— Begin MATERIAL FOR THIS EXERCISE —
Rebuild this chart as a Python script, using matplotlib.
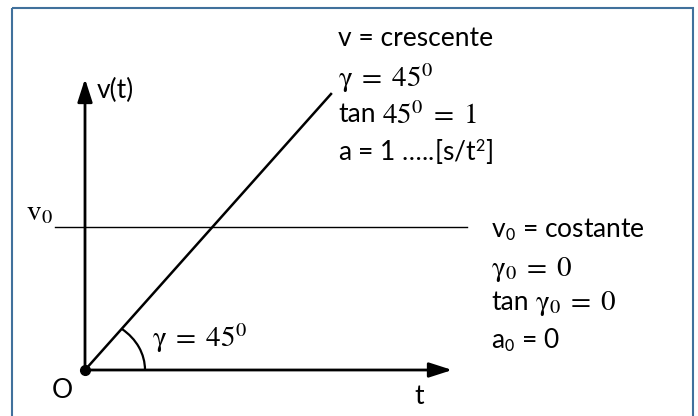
import matplotlib
matplotlib.use('Agg')
import matplotlib.pyplot as plt
from matplotlib.patches import Arc, Rectangle

plt.rcParams['font.family'] = ['Lato', 'DejaVu Sans']
plt.rcParams['mathtext.fontset'] = 'stix'

# diagram geometry (pixel space of the 698x416 picture, y downwards)
origin = (85, 370)
v_axis_top = (85, 76)
t_axis_end = (455, 370)
ramp_end = (331, 94)
v0_line_x = [55, 467]
v0_line_y = [227, 227]
arc_size = (120, 104)
arc_angles = (0, 48)

# text blocks: (plain prefix, math part)
top_labels = [('v = crescente', ''), ('', r'$\mathrm{\gamma}\; =\; 45^0$'),
              ('tan', r'$45^0\; =\; 1$'), ('a = 1 …..[s/t$^\mathsf{2}$]', '')]
top_y = [38, 78, 115, 152]
side_labels = [(r'v$_\mathsf{0}$ = costante', ''), ('', r'$\mathrm{\gamma}_0\; =\; 0$'),
               ('tan', r'$\mathrm{\gamma}_0\; =\; 0$'), (r'a$_\mathsf{0}$ = 0', '')]
side_y = [230, 270, 303, 340]

fig = plt.figure(figsize=(6.98, 4.16), dpi=100)
ax = fig.add_axes([0, 0, 1, 1])
ax.set_xlim(0, 698)
ax.set_ylim(416, 0)
ax.axis('off')

# frame
ax.add_patch(Rectangle((12, 8), 681, 420, fill=False, edgecolor='#41719c', linewidth=1.5))

# axes with arrows
ax.annotate('', xy=v_axis_top, xytext=origin,
            arrowprops=dict(arrowstyle='-|>,head_length=1.4,head_width=0.45', color='black', lw=2))
ax.annotate('', xy=t_axis_end, xytext=origin,
            arrowprops=dict(arrowstyle='-|>,head_length=1.4,head_width=0.45', color='black', lw=2))

# ramp and constant line
ax.plot([origin[0], ramp_end[0]], [origin[1], ramp_end[1]], color='black', lw=1.8)
ax.plot(v0_line_x, v0_line_y, color='black', lw=1)

# angle arc and origin dot
ax.add_patch(Arc(origin, arc_size[0], arc_size[1], theta1=-arc_angles[1], theta2=arc_angles[0],
                 color='black', lw=1.6))
ax.plot(*origin, 'o', color='black', markersize=7)

fs = 19
ms = 21
ax.text(97, 90, 'v(t)', fontsize=fs, va='center', ha='left')
ax.text(26, 213, r'$\mathrm{v}_0$', fontsize=ms, va='center', ha='left')
ax.text(52, 391, 'O', fontsize=fs, va='center', ha='left')
ax.text(414, 396, 't', fontsize=fs, va='center', ha='left')
ax.text(152, 338, r'$\mathrm{\gamma}\; =\; 45^0$', fontsize=ms, va='center', ha='left')


def put_lines(x0, labels, ys, math_dx):
    for (plain, math), y in zip(labels, ys):
        if plain:
            ax.text(x0, y, plain, fontsize=fs, va='center', ha='left')
        if math:
            ax.text(x0 + (math_dx if plain else 0), y, math, fontsize=ms, va='center', ha='left')


put_lines(338, top_labels, top_y, 44)
put_lines(491, side_labels, side_y, 44)

fig.savefig('out.png', dpi=100)
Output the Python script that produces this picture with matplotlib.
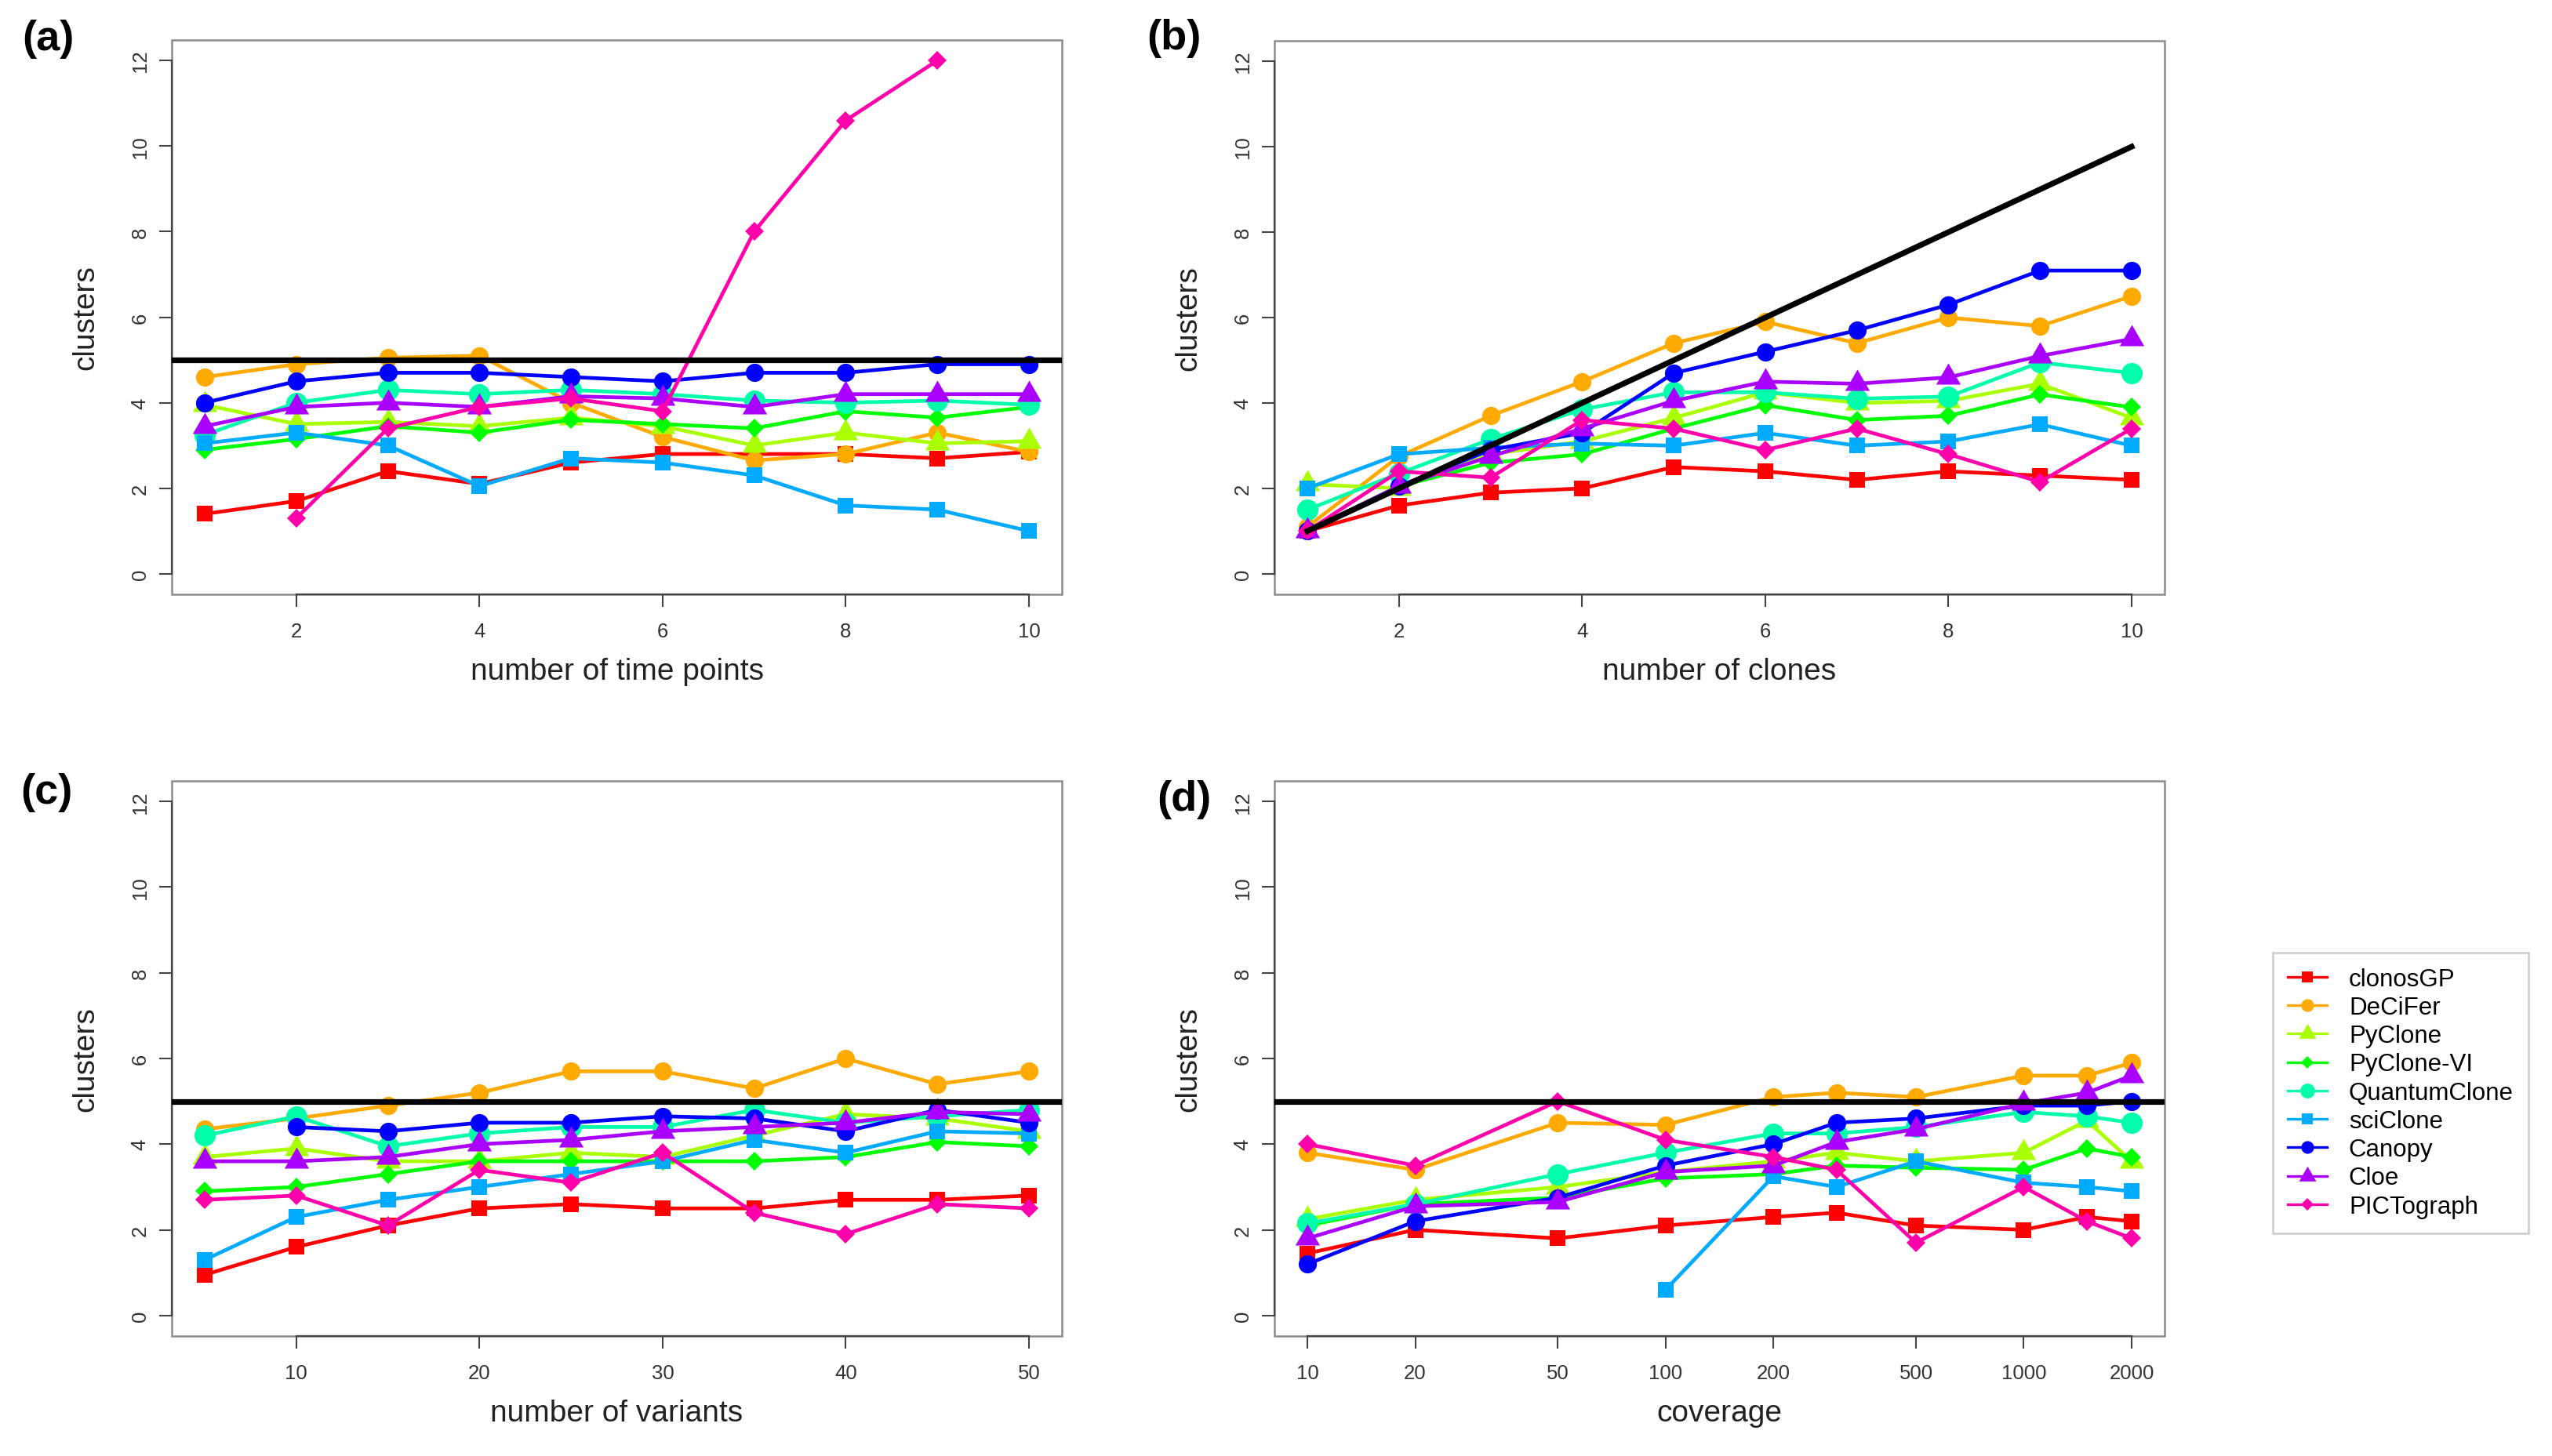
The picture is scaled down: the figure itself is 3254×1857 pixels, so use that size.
— End MATERIAL FOR THIS EXERCISE —
» AIM
Leave out the pictures and give the rest of the records again exactly.

» SOLUTION TO THE EXERCISE
Rebuild this chart as a Python script, using matplotlib.
import matplotlib
matplotlib.use('Agg')
import matplotlib.pyplot as plt
from matplotlib.patches import Arc, Rectangle

plt.rcParams['font.family'] = ['Lato', 'DejaVu Sans']
plt.rcParams['mathtext.fontset'] = 'stix'

# diagram geometry (pixel space of the 698x416 picture, y downwards)
origin = (85, 370)
v_axis_top = (85, 76)
t_axis_end = (455, 370)
ramp_end = (331, 94)
v0_line_x = [55, 467]
v0_line_y = [227, 227]
arc_size = (120, 104)
arc_angles = (0, 48)

# text blocks: (plain prefix, math part)
top_labels = [('v = crescente', ''), ('', r'$\mathrm{\gamma}\; =\; 45^0$'),
              ('tan', r'$45^0\; =\; 1$'), ('a = 1 …..[s/t$^\mathsf{2}$]', '')]
top_y = [38, 78, 115, 152]
side_labels = [(r'v$_\mathsf{0}$ = costante', ''), ('', r'$\mathrm{\gamma}_0\; =\; 0$'),
               ('tan', r'$\mathrm{\gamma}_0\; =\; 0$'), (r'a$_\mathsf{0}$ = 0', '')]
side_y = [230, 270, 303, 340]

fig = plt.figure(figsize=(6.98, 4.16), dpi=100)
ax = fig.add_axes([0, 0, 1, 1])
ax.set_xlim(0, 698)
ax.set_ylim(416, 0)
ax.axis('off')

# frame
ax.add_patch(Rectangle((12, 8), 681, 420, fill=False, edgecolor='#41719c', linewidth=1.5))

# axes with arrows
ax.annotate('', xy=v_axis_top, xytext=origin,
            arrowprops=dict(arrowstyle='-|>,head_length=1.4,head_width=0.45', color='black', lw=2))
ax.annotate('', xy=t_axis_end, xytext=origin,
            arrowprops=dict(arrowstyle='-|>,head_length=1.4,head_width=0.45', color='black', lw=2))

# ramp and constant line
ax.plot([origin[0], ramp_end[0]], [origin[1], ramp_end[1]], color='black', lw=1.8)
ax.plot(v0_line_x, v0_line_y, color='black', lw=1)

# angle arc and origin dot
ax.add_patch(Arc(origin, arc_size[0], arc_size[1], theta1=-arc_angles[1], theta2=arc_angles[0],
                 color='black', lw=1.6))
ax.plot(*origin, 'o', color='black', markersize=7)

fs = 19
ms = 21
ax.text(97, 90, 'v(t)', fontsize=fs, va='center', ha='left')
ax.text(26, 213, r'$\mathrm{v}_0$', fontsize=ms, va='center', ha='left')
ax.text(52, 391, 'O', fontsize=fs, va='center', ha='left')
ax.text(414, 396, 't', fontsize=fs, va='center', ha='left')
ax.text(152, 338, r'$\mathrm{\gamma}\; =\; 45^0$', fontsize=ms, va='center', ha='left')


def put_lines(x0, labels, ys, math_dx):
    for (plain, math), y in zip(labels, ys):
        if plain:
            ax.text(x0, y, plain, fontsize=fs, va='center', ha='left')
        if math:
            ax.text(x0 + (math_dx if plain else 0), y, math, fontsize=ms, va='center', ha='left')


put_lines(338, top_labels, top_y, 44)
put_lines(491, side_labels, side_y, 44)

fig.savefig('out.png', dpi=100)
Output the Python script that produces this picture with matplotlib.
The picture is scaled down: the figure itself is 3254×1857 pixels, so use that size.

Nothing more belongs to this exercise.